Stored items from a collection
-- -- --
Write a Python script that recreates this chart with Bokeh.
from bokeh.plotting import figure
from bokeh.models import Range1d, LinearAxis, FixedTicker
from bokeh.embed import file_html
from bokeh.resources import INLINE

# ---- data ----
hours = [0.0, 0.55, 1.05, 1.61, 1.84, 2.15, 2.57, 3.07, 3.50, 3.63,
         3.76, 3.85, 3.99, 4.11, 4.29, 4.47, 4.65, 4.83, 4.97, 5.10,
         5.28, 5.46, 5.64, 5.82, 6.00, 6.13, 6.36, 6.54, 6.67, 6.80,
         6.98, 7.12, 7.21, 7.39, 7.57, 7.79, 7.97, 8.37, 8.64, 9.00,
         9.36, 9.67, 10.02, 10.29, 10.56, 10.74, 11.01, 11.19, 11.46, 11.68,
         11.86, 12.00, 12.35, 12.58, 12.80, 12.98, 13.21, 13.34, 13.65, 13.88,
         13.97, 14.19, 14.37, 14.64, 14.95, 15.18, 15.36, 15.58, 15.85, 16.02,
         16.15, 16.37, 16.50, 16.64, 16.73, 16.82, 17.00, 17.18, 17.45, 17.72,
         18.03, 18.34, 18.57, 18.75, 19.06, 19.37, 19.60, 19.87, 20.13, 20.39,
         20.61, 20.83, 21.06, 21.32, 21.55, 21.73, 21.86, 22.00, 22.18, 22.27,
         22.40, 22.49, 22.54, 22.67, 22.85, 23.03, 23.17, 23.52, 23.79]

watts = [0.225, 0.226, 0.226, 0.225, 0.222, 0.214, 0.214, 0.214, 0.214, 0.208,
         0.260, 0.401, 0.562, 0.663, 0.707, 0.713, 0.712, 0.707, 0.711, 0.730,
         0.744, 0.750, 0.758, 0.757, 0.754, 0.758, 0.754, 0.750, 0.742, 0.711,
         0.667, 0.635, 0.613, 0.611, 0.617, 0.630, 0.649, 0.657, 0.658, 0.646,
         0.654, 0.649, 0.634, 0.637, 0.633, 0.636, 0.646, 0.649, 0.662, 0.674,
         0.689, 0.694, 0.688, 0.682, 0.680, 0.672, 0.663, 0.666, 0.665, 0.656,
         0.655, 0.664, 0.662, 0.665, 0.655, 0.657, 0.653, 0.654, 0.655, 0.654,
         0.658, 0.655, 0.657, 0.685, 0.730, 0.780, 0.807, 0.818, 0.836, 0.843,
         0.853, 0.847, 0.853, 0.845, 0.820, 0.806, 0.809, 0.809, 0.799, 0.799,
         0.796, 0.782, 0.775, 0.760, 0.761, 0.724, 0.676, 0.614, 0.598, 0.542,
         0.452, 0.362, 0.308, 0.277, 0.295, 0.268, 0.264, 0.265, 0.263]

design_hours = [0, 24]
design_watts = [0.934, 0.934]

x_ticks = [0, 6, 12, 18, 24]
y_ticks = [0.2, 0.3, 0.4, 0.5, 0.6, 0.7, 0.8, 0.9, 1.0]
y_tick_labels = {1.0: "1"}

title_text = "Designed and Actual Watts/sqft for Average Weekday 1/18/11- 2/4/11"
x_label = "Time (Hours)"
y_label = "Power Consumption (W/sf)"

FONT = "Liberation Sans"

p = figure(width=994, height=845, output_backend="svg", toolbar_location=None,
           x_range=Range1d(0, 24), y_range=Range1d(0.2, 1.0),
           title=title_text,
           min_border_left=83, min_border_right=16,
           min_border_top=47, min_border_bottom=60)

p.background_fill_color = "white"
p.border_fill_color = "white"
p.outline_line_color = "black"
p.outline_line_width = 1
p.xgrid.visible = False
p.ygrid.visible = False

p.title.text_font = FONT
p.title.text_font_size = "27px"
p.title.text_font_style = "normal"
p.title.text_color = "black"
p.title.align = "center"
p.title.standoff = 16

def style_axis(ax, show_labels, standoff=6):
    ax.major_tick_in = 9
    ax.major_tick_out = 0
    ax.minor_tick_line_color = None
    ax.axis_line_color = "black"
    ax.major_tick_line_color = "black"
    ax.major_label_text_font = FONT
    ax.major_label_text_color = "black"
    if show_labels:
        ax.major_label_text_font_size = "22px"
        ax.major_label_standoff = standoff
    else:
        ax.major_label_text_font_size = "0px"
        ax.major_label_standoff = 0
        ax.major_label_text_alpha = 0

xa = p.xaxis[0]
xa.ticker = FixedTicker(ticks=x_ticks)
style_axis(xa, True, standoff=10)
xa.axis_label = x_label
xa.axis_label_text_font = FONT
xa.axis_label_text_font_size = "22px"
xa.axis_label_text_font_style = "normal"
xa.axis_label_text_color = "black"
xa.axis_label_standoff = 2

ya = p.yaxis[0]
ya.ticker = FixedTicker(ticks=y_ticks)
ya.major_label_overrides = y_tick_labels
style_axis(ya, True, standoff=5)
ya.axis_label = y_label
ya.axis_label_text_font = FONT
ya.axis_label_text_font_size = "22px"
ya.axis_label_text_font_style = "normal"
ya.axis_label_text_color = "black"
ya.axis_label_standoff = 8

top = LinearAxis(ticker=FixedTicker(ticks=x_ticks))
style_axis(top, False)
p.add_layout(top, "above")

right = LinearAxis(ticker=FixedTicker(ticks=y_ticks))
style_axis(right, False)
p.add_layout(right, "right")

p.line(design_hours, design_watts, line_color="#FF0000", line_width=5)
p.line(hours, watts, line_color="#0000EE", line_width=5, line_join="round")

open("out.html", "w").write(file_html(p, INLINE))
-- -- --
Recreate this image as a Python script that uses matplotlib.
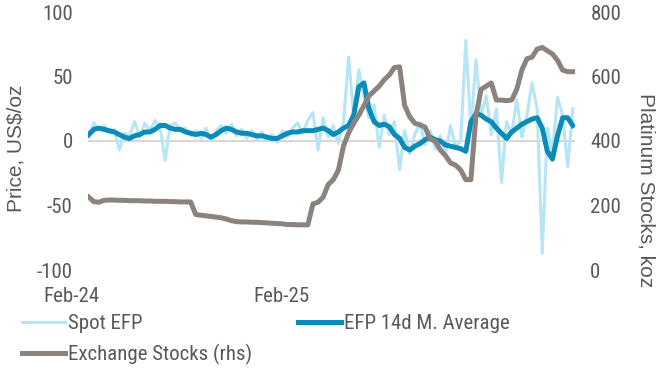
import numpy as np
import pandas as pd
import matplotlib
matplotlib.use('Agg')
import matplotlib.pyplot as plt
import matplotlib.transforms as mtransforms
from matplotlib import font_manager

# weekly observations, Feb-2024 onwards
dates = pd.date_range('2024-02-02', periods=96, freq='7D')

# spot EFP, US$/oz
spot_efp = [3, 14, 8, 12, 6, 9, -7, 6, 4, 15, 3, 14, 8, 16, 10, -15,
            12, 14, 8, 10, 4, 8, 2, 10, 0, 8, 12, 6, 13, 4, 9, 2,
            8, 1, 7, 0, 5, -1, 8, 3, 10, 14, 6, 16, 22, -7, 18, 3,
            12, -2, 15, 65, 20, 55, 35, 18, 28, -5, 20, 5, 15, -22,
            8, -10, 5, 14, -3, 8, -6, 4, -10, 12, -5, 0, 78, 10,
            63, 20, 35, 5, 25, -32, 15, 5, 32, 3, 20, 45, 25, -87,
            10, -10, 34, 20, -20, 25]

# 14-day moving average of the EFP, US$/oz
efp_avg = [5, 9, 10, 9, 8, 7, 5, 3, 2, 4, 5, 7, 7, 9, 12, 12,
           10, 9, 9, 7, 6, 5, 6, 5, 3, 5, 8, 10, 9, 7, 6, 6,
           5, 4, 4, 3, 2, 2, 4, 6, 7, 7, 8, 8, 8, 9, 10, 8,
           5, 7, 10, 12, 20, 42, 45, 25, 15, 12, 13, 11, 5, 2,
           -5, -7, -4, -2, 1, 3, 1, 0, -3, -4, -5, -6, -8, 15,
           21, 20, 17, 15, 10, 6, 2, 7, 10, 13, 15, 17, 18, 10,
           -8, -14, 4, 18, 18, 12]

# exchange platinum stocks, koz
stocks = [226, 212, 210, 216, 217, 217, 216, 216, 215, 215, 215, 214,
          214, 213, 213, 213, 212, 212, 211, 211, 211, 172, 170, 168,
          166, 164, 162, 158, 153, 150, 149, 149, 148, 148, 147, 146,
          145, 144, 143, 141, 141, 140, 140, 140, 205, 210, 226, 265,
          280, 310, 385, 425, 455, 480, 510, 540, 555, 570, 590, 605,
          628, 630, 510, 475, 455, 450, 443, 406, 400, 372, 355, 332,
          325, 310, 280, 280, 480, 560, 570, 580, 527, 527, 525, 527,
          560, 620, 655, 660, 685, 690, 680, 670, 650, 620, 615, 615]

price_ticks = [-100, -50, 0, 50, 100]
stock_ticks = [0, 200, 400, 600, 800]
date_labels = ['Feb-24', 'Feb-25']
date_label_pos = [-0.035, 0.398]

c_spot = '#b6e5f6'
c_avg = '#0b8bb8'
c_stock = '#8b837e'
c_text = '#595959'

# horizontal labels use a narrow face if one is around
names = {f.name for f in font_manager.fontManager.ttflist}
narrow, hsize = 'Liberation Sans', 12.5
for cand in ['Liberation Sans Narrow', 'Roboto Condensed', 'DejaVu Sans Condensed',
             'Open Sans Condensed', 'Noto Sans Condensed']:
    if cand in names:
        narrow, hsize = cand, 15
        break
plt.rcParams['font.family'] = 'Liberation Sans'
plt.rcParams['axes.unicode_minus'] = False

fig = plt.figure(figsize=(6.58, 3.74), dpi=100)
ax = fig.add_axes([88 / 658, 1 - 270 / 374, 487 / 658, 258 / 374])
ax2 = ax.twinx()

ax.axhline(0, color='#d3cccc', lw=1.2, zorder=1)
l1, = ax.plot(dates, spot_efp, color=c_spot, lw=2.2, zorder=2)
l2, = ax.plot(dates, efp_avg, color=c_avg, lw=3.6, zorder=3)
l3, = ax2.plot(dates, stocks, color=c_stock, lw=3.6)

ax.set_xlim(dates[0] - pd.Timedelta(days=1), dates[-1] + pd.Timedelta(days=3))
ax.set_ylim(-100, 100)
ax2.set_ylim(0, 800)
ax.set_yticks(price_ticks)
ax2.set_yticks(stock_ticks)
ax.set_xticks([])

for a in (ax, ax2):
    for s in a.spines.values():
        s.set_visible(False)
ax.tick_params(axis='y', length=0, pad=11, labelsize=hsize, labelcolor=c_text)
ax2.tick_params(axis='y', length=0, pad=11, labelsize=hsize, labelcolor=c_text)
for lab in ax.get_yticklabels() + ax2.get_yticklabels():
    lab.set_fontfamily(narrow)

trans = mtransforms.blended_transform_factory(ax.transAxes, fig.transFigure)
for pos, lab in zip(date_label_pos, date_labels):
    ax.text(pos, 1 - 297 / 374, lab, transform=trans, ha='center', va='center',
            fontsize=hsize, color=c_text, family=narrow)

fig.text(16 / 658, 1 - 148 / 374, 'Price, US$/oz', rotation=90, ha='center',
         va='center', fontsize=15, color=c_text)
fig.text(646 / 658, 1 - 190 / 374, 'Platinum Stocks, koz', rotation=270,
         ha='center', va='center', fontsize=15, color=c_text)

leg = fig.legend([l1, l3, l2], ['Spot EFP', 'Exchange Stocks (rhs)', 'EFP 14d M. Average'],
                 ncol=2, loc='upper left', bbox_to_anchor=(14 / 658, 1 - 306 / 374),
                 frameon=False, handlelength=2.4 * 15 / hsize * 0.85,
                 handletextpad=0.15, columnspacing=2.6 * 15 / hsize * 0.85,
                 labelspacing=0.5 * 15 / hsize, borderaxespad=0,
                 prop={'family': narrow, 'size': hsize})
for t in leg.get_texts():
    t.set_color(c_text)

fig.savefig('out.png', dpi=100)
-- -- --
Copy out, exactly, every line from the one that contains "Recreate this image" through the one that contains "from matplotlib import font_manager". Pictures stay out of the copy.

__SOLUTION TO THIS EXERCISE__
Recreate this image as a Python script that uses matplotlib.
import numpy as np
import pandas as pd
import matplotlib
matplotlib.use('Agg')
import matplotlib.pyplot as plt
import matplotlib.transforms as mtransforms
from matplotlib import font_manager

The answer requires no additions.